Omnicom Group reported steady results for the second quarter of 2025, demonstrating resilience amid ongoing global economic and geopolitical challenges.
The advertising and marketing giant posted organic revenue growth of 3% for the quarter, supported by continued investments in its AI-driven operating platform, Omni. Total revenue rose 4.2% year-over-year to $4.02 billion, compared with $3.85 billion in the same quarter last year.
While Omnicom’s operating income fell 13.9% to $439.2 million, largely due to acquisition and restructuring costs, adjusted earnings remained solid. Adjusted EBITA rose 4.1% to $613.8 million, maintaining a stable margin of 15.3%.
Net income dropped to $257.6 million from $328.1 million a year ago, while diluted earnings per share fell to $1.31 from $1.65. However, on an adjusted basis, diluted earnings per share increased 5.1% to $2.05, up from $1.95 last year.

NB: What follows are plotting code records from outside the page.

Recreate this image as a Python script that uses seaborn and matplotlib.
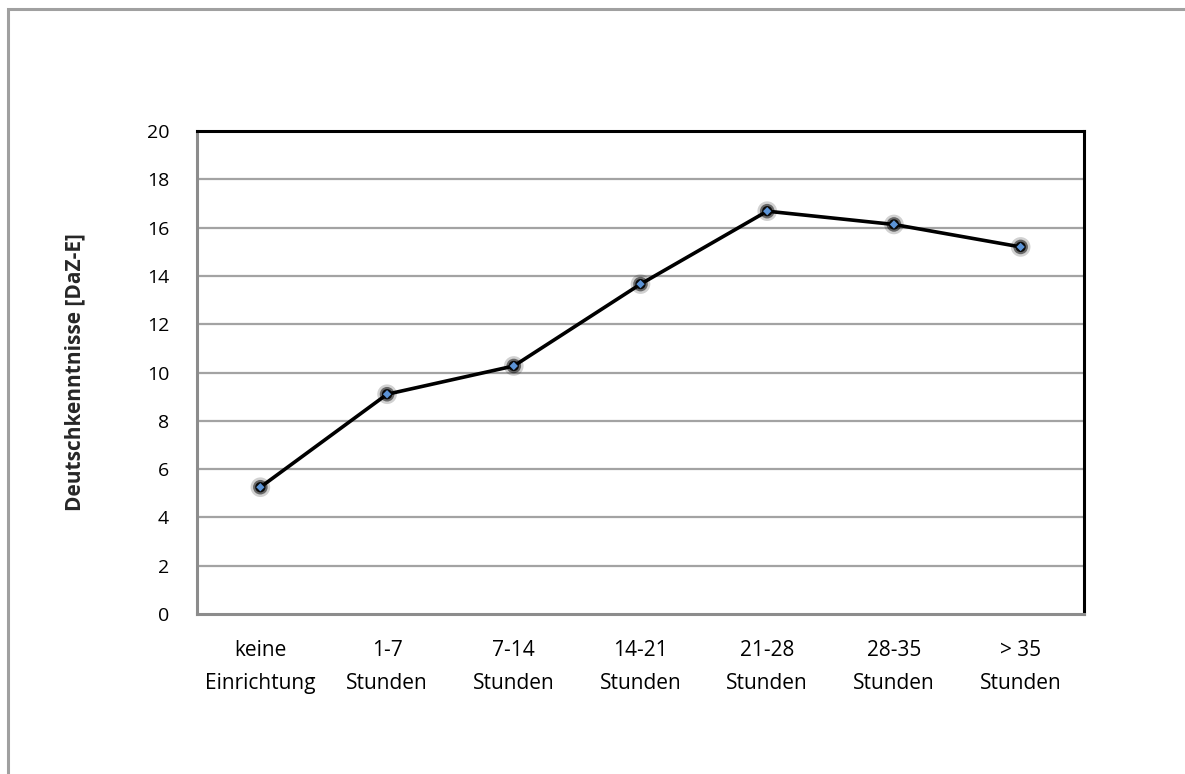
import matplotlib
matplotlib.use("Agg")
import matplotlib.pyplot as plt
from matplotlib.patches import Rectangle
import seaborn as sns
import pandas as pd

categories = ["keine\nEinrichtung", "1-7\nStunden", "7-14\nStunden", "14-21\nStunden",
              "21-28\nStunden", "28-35\nStunden", "> 35\nStunden"]
values = [5.25, 9.1, 10.27, 13.66, 16.68, 16.13, 15.2]
y_ticks = [0, 2, 4, 6, 8, 10, 12, 14, 16, 18, 20]
y_label = "Deutschkenntnisse [DaZ-E]"

sns.set_theme(style="white")
plt.rcParams["font.family"] = ["Open Sans", "DejaVu Sans"]

df = pd.DataFrame({"pos": range(len(categories)), "value": values})

fig = plt.figure(figsize=(11.85, 7.74), dpi=100)
fig.patch.set_facecolor("white")
ax = fig.add_axes([197 / 1185, 1 - 614 / 774, (1084 - 197) / 1185, (614 - 131) / 774])

# outer chart frame
fig.add_artist(Rectangle((8 / 1185, -0.05), 1.2, 1 - 9 / 774 + 0.05,
                         transform=fig.transFigure, fill=False,
                         edgecolor="#a0a0a0", linewidth=2.2, zorder=0))

for t in y_ticks[1:-1]:
    ax.axhline(t, color="#a3a3a3", linewidth=1.6, zorder=1)

sns.lineplot(data=df, x="pos", y="value", ax=ax, color="black", linewidth=2.6,
             zorder=3, legend=False)
# soft dark halo behind each marker
sns.scatterplot(data=df, x="pos", y="value", ax=ax, s=200, color="#000000",
                alpha=0.18, edgecolor="none", zorder=4, legend=False)
sns.scatterplot(data=df, x="pos", y="value", ax=ax, s=110, color="#000000",
                alpha=0.5, edgecolor="none", zorder=4, legend=False)
sns.scatterplot(data=df, x="pos", y="value", ax=ax, s=55, color="#050505",
                alpha=0.95, edgecolor="none", zorder=5, legend=False)
sns.scatterplot(data=df, x="pos", y="value", ax=ax, s=18, color="#5b93d6",
                marker="D", edgecolor="none", zorder=6, legend=False)

ax.set_xlim(-0.5, len(categories) - 0.5)
ax.set_ylim(0, 20)
ax.set_yticks(y_ticks)
ax.set_yticklabels([str(t) for t in y_ticks])
ax.set_xticks(range(len(categories)))
ax.set_xticklabels(categories, linespacing=1.7, fontsize=15)
ax.tick_params(axis="both", length=0, colors="black")
ax.tick_params(axis="y", labelsize=14, pad=20)
ax.tick_params(axis="x", pad=19)
ax.set_xlabel("")
ax.set_ylabel(y_label, fontsize=15, fontweight="bold", labelpad=44)

ax.spines["top"].set_color("black")
ax.spines["right"].set_color("black")
ax.spines["top"].set_linewidth(2.2)
ax.spines["right"].set_linewidth(2.2)
ax.spines["left"].set_color("#8c8c8c")
ax.spines["bottom"].set_color("#8c8c8c")
ax.spines["left"].set_linewidth(2.2)
ax.spines["bottom"].set_linewidth(2.2)

fig.savefig("out.png", dpi=100, facecolor="white")
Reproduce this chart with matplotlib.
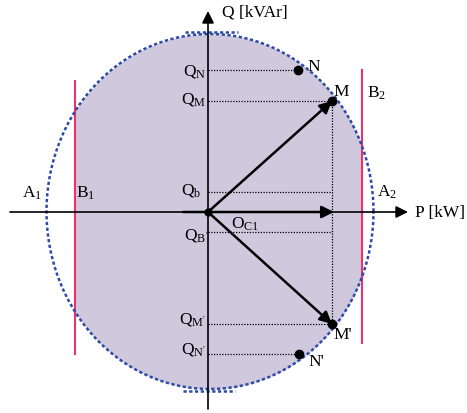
import numpy as np
import matplotlib
matplotlib.use('Agg')
import matplotlib.pyplot as plt

plt.rcParams['font.family'] = ['Liberation Serif', 'DejaVu Serif']
plt.rcParams['mathtext.fontset'] = 'stix'

# --- DATA (P, Q units; origin at the converter point) ---
circle_center = (2, 0.5)
circle_rx, circle_ry = 163.5, 177.5
p_b1, p_b2 = -133, 154            # limits B1 and B2
b1_span = (131, -142)
b2_span = (142, -131)

pts_names = ['N', 'M', "M'", "N'"]
pts_p = [90, 124, 124, 91]
pts_q = [142, 111, -112, -142]

q_b, q_bp = 20, -20
p_vec = 124

colour_fill = '#d0c9de'
colour_blue = '#2d4aa5'
colour_pink = '#e8336e'

fig = plt.figure(figsize=(4.67, 4.14), dpi=100)
ax = fig.add_axes([0, 0, 1, 1])
ax.set_xlim(-208, 259)
ax.set_ylim(-201, 213)
ax.axis('off')

# shaded region: circle cut by B1 and B2
yy = np.linspace(-circle_ry, circle_ry, 800)
half = circle_rx * np.sqrt(np.clip(1 - (yy / circle_ry) ** 2, 0, 1))
x_left = np.maximum(circle_center[0] - half, p_b1)
x_right = np.minimum(circle_center[0] + half, p_b2)
ax.fill_betweenx(yy + circle_center[1], x_left, x_right,
                 color=colour_fill, lw=0, zorder=1)

# dotted limit circle
t = np.linspace(0, 2 * np.pi, 600)
ex = circle_center[0] + circle_rx * np.cos(t)
ey = circle_center[1] + circle_ry * np.sin(t)
dots = (0, (1.3, 1.0))
ax.plot(ex, ey, color=colour_blue, lw=1.8, ls=dots, zorder=3)
ax.plot([-23, 30], [180, 180], color=colour_blue, lw=1.8, ls=dots, zorder=3)
ax.plot([-25, 27], [-179, -179], color=colour_blue, lw=1.8, ls=dots, zorder=3)

# B1 / B2 limits
ax.plot([p_b1, p_b1], b1_span, color=colour_pink, lw=1.5, zorder=2)
ax.plot([p_b2, p_b2], b2_span, color=colour_pink, lw=1.5, zorder=2)

# axes
arr = dict(arrowstyle='-|>', color='black', lw=1.2, mutation_scale=18,
           shrinkA=0, shrinkB=0)
ax.annotate('', xy=(200, 0), xytext=(-198, 0), arrowprops=arr, zorder=4)
ax.annotate('', xy=(0, 201), xytext=(0, -197), arrowprops=arr, zorder=4)
ax.text(14, 201, 'Q [kVAr]', fontsize=12.5, va='center', ha='left')
ax.text(207, 0, 'P [kW]', fontsize=12.5, va='center', ha='left')

# dotted projections
for q, p in [(pts_q[0], pts_p[0]), (pts_q[1], pts_p[1]), (q_b, p_vec),
             (q_bp, p_vec), (pts_q[2], pts_p[2]), (pts_q[3], pts_p[3])]:
    ax.plot([0, p], [q, q], color='black', lw=0.9, ls=(0, (1, 1.2)), zorder=3)
ax.plot([p_vec, p_vec], [pts_q[1], pts_q[2]], color='black', lw=0.9,
        ls=(0, (1, 1.2)), zorder=3)

# vectors
vec = dict(arrowstyle='-|>', color='black', lw=1.8, mutation_scale=18,
           shrinkA=0, shrinkB=0)
ax.annotate('', xy=(pts_p[1], pts_q[1]), xytext=(0, 0), arrowprops=vec, zorder=5)
ax.annotate('', xy=(pts_p[2], pts_q[2]), xytext=(0, 0), arrowprops=vec, zorder=5)
ax.annotate('', xy=(p_vec + 2, 0), xytext=(-25, 0), arrowprops=vec, zorder=5)

ax.scatter(pts_p, pts_q, s=36, color='black', zorder=6)
ax.scatter([0], [0], s=25, color='black', zorder=6)

# labels
fs = 12.5
ax.text(-2, 142, r'Q$_\mathregular{N}$', fontsize=fs, ha='right', va='center')
ax.text(-2, 113, r'Q$_\mathregular{M}$', fontsize=fs, ha='right', va='center')
ax.text(-7, 22, r'Q$_\mathregular{b}$', fontsize=fs, ha='right', va='center')
ax.text(0, -23, r"Q$_\mathregular{B'}$", fontsize=fs, ha='right', va='center')
ax.text(23, -11, r'O$_\mathregular{C1}$', fontsize=fs, ha='left', va='center')
ax.text(-2, -107, r"Q$_\mathregular{M'}$", fontsize=fs, ha='right', va='center')
ax.text(-2, -137, r"Q$_\mathregular{N'}$", fontsize=fs, ha='right', va='center')

ax.text(99, 146, 'N', fontsize=fs, ha='left', va='center')
ax.text(125, 121, 'M', fontsize=fs, ha='left', va='center')
ax.text(125, -122, "M'", fontsize=fs, ha='left', va='center')
ax.text(100, -149, "N'", fontsize=fs, ha='left', va='center')
ax.text(159, 120, r'B$_\mathregular{2}$', fontsize=fs, ha='left', va='center')
ax.text(169, 21, r'A$_\mathregular{2}$', fontsize=fs, ha='left', va='center')
ax.text(-186, 20, r'A$_\mathregular{1}$', fontsize=fs, ha='left', va='center')
ax.text(-132, 20, r'B$_\mathregular{1}$', fontsize=fs, ha='left', va='center')

fig.savefig('out.png', dpi=100)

Organic growth was strongest in Media & Advertising, which rose 8.2%, followed by Precision Marketing at 5% and Experiential at 2.9%. These gains were partially offset by declines in Public Relations, Healthcare, and Branding & Retail Commerce. Regionally, Latin America led growth with an 18% organic revenue increase, while Asia Pacific grew 6.5% and the U.S. grew 3%.
Chairman and CEO John Wren highlighted the company’s resilience and agility, saying Omnicom’s continued investment in technology is driving stronger outcomes for clients while improving efficiency.
The company also cleared a significant hurdle for its planned acquisition of rival Interpublic Group, having received U.S. antitrust approval. Omnicom expects to close the deal later this year, a move Wren says will create “significant growth opportunities” for clients, employees, and shareholders.
Expenses rose 7% during the quarter, partly due to $66 million in acquisition-related costs and nearly $89 million in repositioning expenses tied to efficiency initiatives.